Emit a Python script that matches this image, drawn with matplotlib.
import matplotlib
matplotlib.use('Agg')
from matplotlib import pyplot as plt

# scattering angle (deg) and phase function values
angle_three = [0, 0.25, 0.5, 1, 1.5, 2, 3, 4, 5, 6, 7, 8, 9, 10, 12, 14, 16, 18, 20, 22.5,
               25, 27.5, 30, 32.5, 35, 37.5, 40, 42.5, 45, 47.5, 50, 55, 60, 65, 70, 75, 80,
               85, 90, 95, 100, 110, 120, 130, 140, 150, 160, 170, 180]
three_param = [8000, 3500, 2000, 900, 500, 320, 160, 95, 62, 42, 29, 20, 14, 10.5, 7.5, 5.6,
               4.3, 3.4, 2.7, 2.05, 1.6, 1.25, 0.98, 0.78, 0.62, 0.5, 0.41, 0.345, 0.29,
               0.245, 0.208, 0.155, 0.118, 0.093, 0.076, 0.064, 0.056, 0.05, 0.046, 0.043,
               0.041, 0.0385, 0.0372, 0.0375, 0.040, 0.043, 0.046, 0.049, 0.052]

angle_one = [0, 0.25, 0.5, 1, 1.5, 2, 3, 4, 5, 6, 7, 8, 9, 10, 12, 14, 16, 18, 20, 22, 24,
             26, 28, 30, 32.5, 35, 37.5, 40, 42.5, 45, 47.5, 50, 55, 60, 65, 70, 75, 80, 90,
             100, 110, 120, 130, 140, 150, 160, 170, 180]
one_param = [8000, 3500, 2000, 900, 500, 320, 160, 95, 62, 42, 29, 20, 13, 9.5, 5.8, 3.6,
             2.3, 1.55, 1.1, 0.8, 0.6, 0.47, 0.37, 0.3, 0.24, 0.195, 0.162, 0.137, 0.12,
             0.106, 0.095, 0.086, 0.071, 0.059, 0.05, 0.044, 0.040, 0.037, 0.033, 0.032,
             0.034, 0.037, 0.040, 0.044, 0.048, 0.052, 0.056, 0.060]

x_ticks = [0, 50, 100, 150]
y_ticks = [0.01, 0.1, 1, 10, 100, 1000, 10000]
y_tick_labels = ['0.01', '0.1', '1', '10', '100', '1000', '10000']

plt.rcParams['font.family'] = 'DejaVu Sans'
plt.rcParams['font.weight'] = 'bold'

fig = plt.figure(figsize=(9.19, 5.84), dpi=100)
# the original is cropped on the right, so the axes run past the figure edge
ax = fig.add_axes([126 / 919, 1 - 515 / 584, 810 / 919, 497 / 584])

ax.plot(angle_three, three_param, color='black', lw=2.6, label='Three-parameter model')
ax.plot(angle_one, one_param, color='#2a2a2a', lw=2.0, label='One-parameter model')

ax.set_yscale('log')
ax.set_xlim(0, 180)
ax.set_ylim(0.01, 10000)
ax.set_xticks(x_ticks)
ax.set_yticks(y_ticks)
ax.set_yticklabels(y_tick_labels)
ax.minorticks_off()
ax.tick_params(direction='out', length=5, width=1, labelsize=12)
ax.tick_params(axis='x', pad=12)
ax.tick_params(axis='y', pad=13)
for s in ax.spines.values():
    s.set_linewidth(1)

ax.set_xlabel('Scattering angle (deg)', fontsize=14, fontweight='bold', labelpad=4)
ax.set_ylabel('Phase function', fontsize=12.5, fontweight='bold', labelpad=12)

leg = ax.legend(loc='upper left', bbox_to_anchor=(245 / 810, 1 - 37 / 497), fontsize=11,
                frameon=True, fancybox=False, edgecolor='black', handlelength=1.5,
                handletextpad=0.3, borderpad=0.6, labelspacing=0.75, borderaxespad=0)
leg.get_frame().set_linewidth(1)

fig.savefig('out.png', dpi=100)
++++
The problem:
Looking at the material above, please copy exactly every line from its first line through the line containing "plt.rcParams['font.weight'] = 'bold'", with both ends included and nothing else.

Solution for this problem:
Emit a Python script that matches this image, drawn with matplotlib.
import matplotlib
matplotlib.use('Agg')
from matplotlib import pyplot as plt

# scattering angle (deg) and phase function values
angle_three = [0, 0.25, 0.5, 1, 1.5, 2, 3, 4, 5, 6, 7, 8, 9, 10, 12, 14, 16, 18, 20, 22.5,
               25, 27.5, 30, 32.5, 35, 37.5, 40, 42.5, 45, 47.5, 50, 55, 60, 65, 70, 75, 80,
               85, 90, 95, 100, 110, 120, 130, 140, 150, 160, 170, 180]
three_param = [8000, 3500, 2000, 900, 500, 320, 160, 95, 62, 42, 29, 20, 14, 10.5, 7.5, 5.6,
               4.3, 3.4, 2.7, 2.05, 1.6, 1.25, 0.98, 0.78, 0.62, 0.5, 0.41, 0.345, 0.29,
               0.245, 0.208, 0.155, 0.118, 0.093, 0.076, 0.064, 0.056, 0.05, 0.046, 0.043,
               0.041, 0.0385, 0.0372, 0.0375, 0.040, 0.043, 0.046, 0.049, 0.052]

angle_one = [0, 0.25, 0.5, 1, 1.5, 2, 3, 4, 5, 6, 7, 8, 9, 10, 12, 14, 16, 18, 20, 22, 24,
             26, 28, 30, 32.5, 35, 37.5, 40, 42.5, 45, 47.5, 50, 55, 60, 65, 70, 75, 80, 90,
             100, 110, 120, 130, 140, 150, 160, 170, 180]
one_param = [8000, 3500, 2000, 900, 500, 320, 160, 95, 62, 42, 29, 20, 13, 9.5, 5.8, 3.6,
             2.3, 1.55, 1.1, 0.8, 0.6, 0.47, 0.37, 0.3, 0.24, 0.195, 0.162, 0.137, 0.12,
             0.106, 0.095, 0.086, 0.071, 0.059, 0.05, 0.044, 0.040, 0.037, 0.033, 0.032,
             0.034, 0.037, 0.040, 0.044, 0.048, 0.052, 0.056, 0.060]

x_ticks = [0, 50, 100, 150]
y_ticks = [0.01, 0.1, 1, 10, 100, 1000, 10000]
y_tick_labels = ['0.01', '0.1', '1', '10', '100', '1000', '10000']

plt.rcParams['font.family'] = 'DejaVu Sans'
plt.rcParams['font.weight'] = 'bold'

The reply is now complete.